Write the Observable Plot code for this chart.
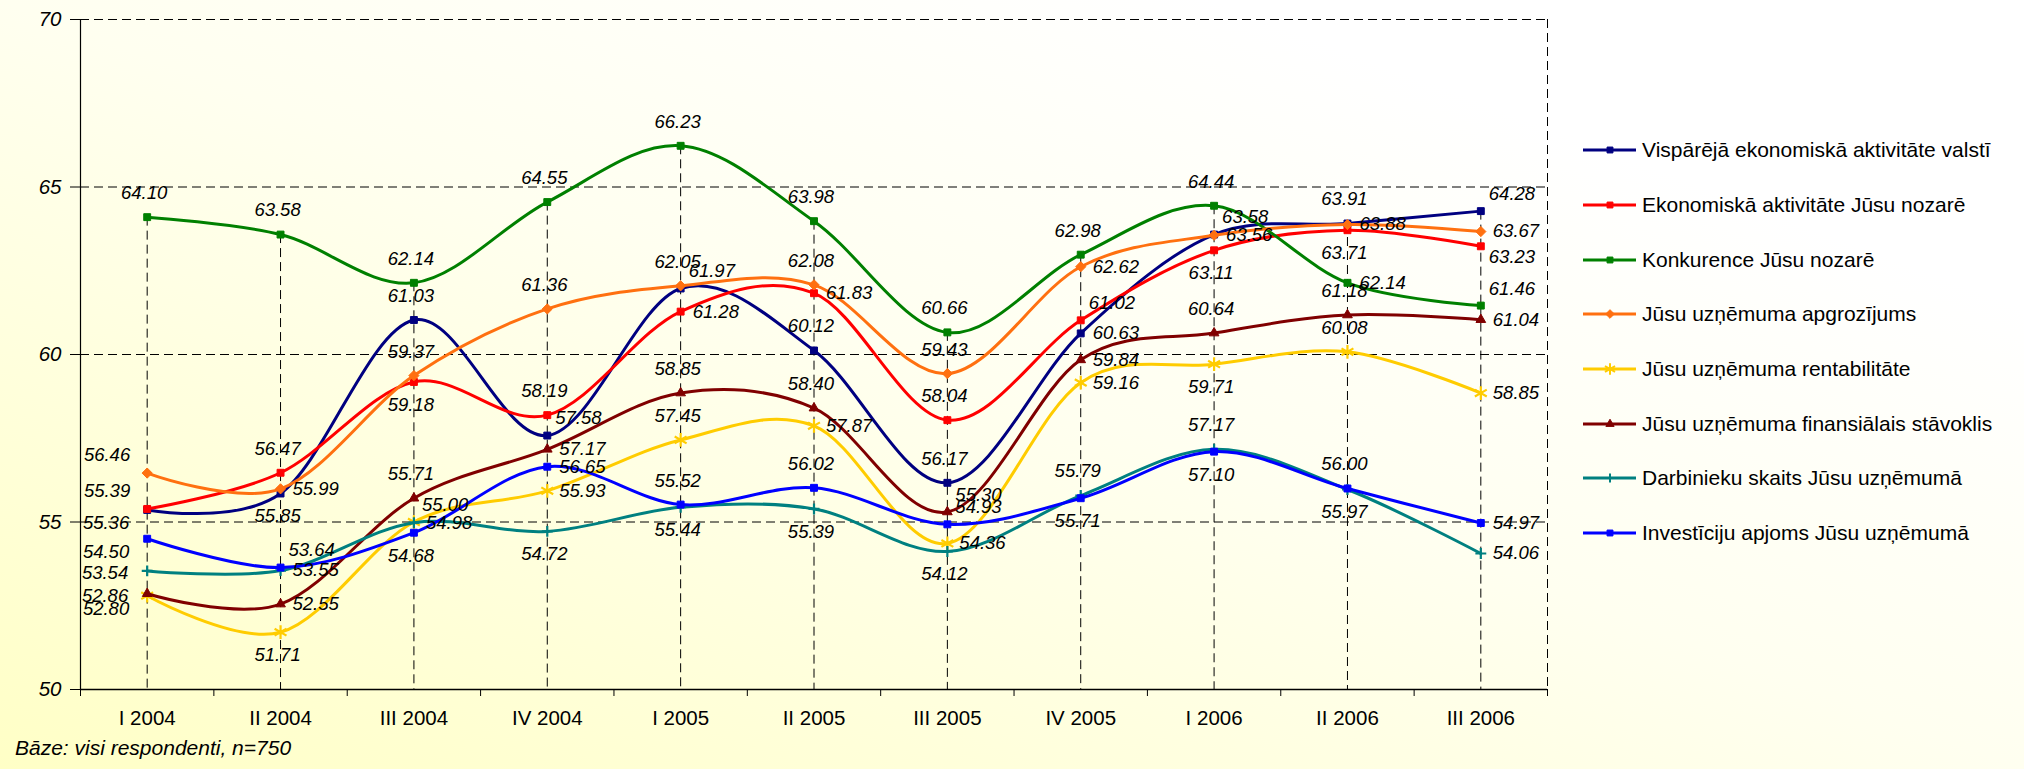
<!DOCTYPE html>
<html><head><meta charset="utf-8">
<script src="https://cdn.jsdelivr.net/npm/d3@7"></script>
<script src="https://cdn.jsdelivr.net/npm/@observablehq/plot@0.6"></script>
<style>
html,body{margin:0;padding:0;}
body{width:2024px;height:769px;overflow:hidden;background:linear-gradient(to top right,#ffffc6 0%,#fffff0 50%,#ffffff 80%);font-family:"Liberation Sans",Arial,sans-serif;}
#wrap{position:relative;width:2024px;height:769px;}
#chart{position:absolute;left:0;top:0;}
#chart svg{background:transparent;}
#legend{position:absolute;left:1582px;top:123px;}
.row{display:flex;align-items:center;height:54.7px;font-size:21px;color:#000;white-space:nowrap;}
.row svg{margin-right:4px;overflow:visible;}
#caption{position:absolute;left:15px;top:736px;font-size:21px;font-style:italic;line-height:24px;color:#000;}
</style></head><body>
<div id="wrap"><div id="chart"></div><div id="legend"></div><div id="caption">Bāze: visi respondenti, n=750</div></div>
<script>
const categories = ["I 2004","II 2004","III 2004","IV 2004","I 2005","II 2005","III 2005","IV 2005","I 2006","II 2006","III 2006"];
const yTicks = [50, 55, 60, 65, 70];
const seriesNames = [
  "Vispārējā ekonomiskā aktivitāte valstī",
  "Ekonomiskā aktivitāte Jūsu nozarē",
  "Konkurence Jūsu nozarē",
  "Jūsu uzņēmuma apgrozījums",
  "Jūsu uzņēmuma rentabilitāte",
  "Jūsu uzņēmuma finansiālais stāvoklis",
  "Darbinieku skaits Jūsu uzņēmumā",
  "Investīciju apjoms Jūsu uzņēmumā"
];
const visparejaAktivitate = [55.36, 55.85, 61.03, 57.58, 61.97, 60.12, 56.17, 60.63, 63.58, 63.91, 64.28];
const nozaresAktivitate   = [55.39, 56.47, 59.18, 58.19, 61.28, 61.83, 58.04, 61.02, 63.11, 63.71, 63.23];
const konkurence          = [64.10, 63.58, 62.14, 64.55, 66.23, 63.98, 60.66, 62.98, 64.44, 62.14, 61.46];
const apgrozijums         = [56.46, 55.99, 59.37, 61.36, 62.05, 62.08, 59.43, 62.62, 63.56, 63.88, 63.67];
const rentabilitate       = [52.80, 51.71, 55.00, 55.93, 57.45, 57.87, 54.36, 59.16, 59.71, 60.08, 58.85];
const finansialais        = [52.86, 52.55, 55.71, 57.17, 58.85, 58.40, 55.30, 59.84, 60.64, 61.18, 61.04];
const darbinieki          = [53.54, 53.55, 54.98, 54.72, 55.44, 55.39, 54.12, 55.79, 57.17, 55.97, 54.06];
const investicijas        = [54.50, 53.64, 54.68, 56.65, 55.52, 56.02, 54.93, 55.71, 57.10, 56.00, 54.97];
const seriesValues = [visparejaAktivitate, nozaresAktivitate, konkurence, apgrozijums, rentabilitate, finansialais, darbinieki, investicijas];

// label placement codes (Excel-like label position per point)
const labelPlacement = [
  ["bl","b","t","tr","tr","t","t","r","tr","t","tr"],
  ["tl","t","b","t","r","r","t","tr","b","b","br"],
  ["t","t","t","t","t","t","t","t","t","r","tr"],
  ["tl","r","t","t","t","t","t","r","r","r","r"],
  ["bl","b","tr","r","t","r","r","r","b","t","r"],
  ["l","r","t","r","t","t","tr","r","t","t","r"],
  ["l","r","r","b","b","b","b","t","t","b","r"],
  ["bl","tr","b","r","t","t","tr","b","b","t","r"]
];

// styles
const colors = ["#000080","#ff0000","#008000","#ff7010","#ffcc00","#800000","#008080","#0000ff"];
const symbols = ["square","square","square","diamond2","asterisk","triangle","plus","square"];
const symbolR = {square:3.9, diamond2:4.6, asterisk:6.5, triangle:3.6, plus:3.6};
const strokedSymbols = new Set(["asterisk","plus"]);
const placements = {
  t:  {textAnchor:"middle", dx:-3, dy:-24},
  b:  {textAnchor:"middle", dx:-3, dy:23},
  r:  {textAnchor:"start", dx:12, dy:0},
  tr: {textAnchor:"start", dx:8, dy:-17},
  br: {textAnchor:"start", dx:8, dy:11},
  l:  {textAnchor:"end", dx:-19, dy:2},
  tl: {textAnchor:"end", dx:-17, dy:-18},
  bl: {textAnchor:"end", dx:-18, dy:13}
};

const rows = [];
seriesValues.forEach((vals, si) => vals.forEach((v, i) => rows.push({s: si, i, v, pos: labelPlacement[si][i]})));
const drops = categories.map((c, i) => ({i, top: d3.max(seriesValues, vals => vals[i])}));

const font = '"Liberation Sans", Arial, sans-serif';
const dash = "9,5";
const marks = [
  Plot.ruleY([55, 60, 65, 70], {stroke: "#000", strokeWidth: 1, strokeDasharray: dash}),
  Plot.ruleX(drops, {x: "i", y1: "top", y2: 50, stroke: "#000", strokeWidth: 1, strokeDasharray: dash}),
  Plot.ruleX([10.5], {stroke: "#000", strokeWidth: 1, strokeDasharray: dash}),
  Plot.ruleX([-0.5], {stroke: "#000", strokeWidth: 1.2}),
  Plot.ruleY([50], {stroke: "#000", strokeWidth: 1.5}),
  Plot.axisY({ticks: yTicks, tickSize: 10, tickPadding: 9, tickFormat: d => String(d), fontSize: 20.5, fontStyle: "italic", fontFamily: font, label: null, stroke: "#000"}),
  Plot.axisX({ticks: d3.range(11), tickSize: 0, tickPadding: 21, tickFormat: i => categories[i], fontSize: 20.5, fontFamily: font, label: null}),
  Plot.axisX({ticks: d3.range(-0.5, 11, 1), tickSize: 7, tickFormat: () => "", label: null})
];
seriesValues.forEach((vals, si) => {
  marks.push(Plot.line(rows.filter(d => d.s === si), {x: "i", y: "v", stroke: colors[si], strokeWidth: 3, curve: "cardinal"}));
  const sym = symbols[si];
  const stroked = strokedSymbols.has(sym);
  marks.push(Plot.dot(rows.filter(d => d.s === si), {
    x: "i", y: "v", symbol: sym, r: symbolR[sym],
    fill: stroked ? "none" : colors[si], stroke: colors[si], strokeWidth: stroked ? 2.2 : 1
  }));
});
const fmt = d3.format(".2f");
Object.entries(placements).forEach(([code, p]) => {
  marks.push(Plot.text(rows.filter(d => d.pos === code), {
    x: "i", y: "v", text: d => fmt(d.v), textAnchor: p.textAnchor, dx: p.dx, dy: p.dy,
    fontSize: 18.5, fontStyle: "italic", fontFamily: font, fill: "#000"
  }));
});

const chart = Plot.plot({
  width: 1560, height: 737,
  marginLeft: 80, marginRight: 13, marginTop: 19, marginBottom: 48,
  style: {background: "transparent", fontFamily: font, color: "#000"},
  x: {type: "linear", domain: [-0.5, 10.5], axis: null},
  y: {domain: [50, 70], axis: null},
  marks
});
document.getElementById("chart").appendChild(chart);

// legend
const legend = d3.select("#legend");
const d3sym = {square: d3.symbolSquare, diamond2: d3.symbolDiamond2, asterisk: d3.symbolAsterisk, triangle: d3.symbolTriangle, plus: d3.symbolPlus};
seriesNames.forEach((name, si) => {
  const row = legend.append("div").attr("class", "row");
  const svg = row.append("svg").attr("width", 56).attr("height", 20);
  svg.append("line").attr("x1", 1).attr("x2", 54).attr("y1", 10).attr("y2", 10).attr("stroke", colors[si]).attr("stroke-width", 3);
  const sym = symbols[si];
  const stroked = strokedSymbols.has(sym);
  const r = symbolR[sym] * 0.85;
  svg.append("path").attr("transform", "translate(28,10)")
    .attr("d", d3.symbol(d3sym[sym], Math.PI * r * r)())
    .attr("fill", stroked ? "none" : colors[si]).attr("stroke", colors[si]).attr("stroke-width", stroked ? 2 : 1);
  row.append("span").text(name);
});
</script>
</body></html>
● ● ● ●
Copy out every line of the material above that mentions the word "chart".

Write the Observable Plot code for this chart.
#chart{position:absolute;left:0;top:0;}
#chart svg{background:transparent;}
<div id="wrap"><div id="chart"></div><div id="legend"></div><div id="caption">Bāze: visi respondenti, n=750</div></div>
const chart = Plot.plot({
document.getElementById("chart").appendChild(chart);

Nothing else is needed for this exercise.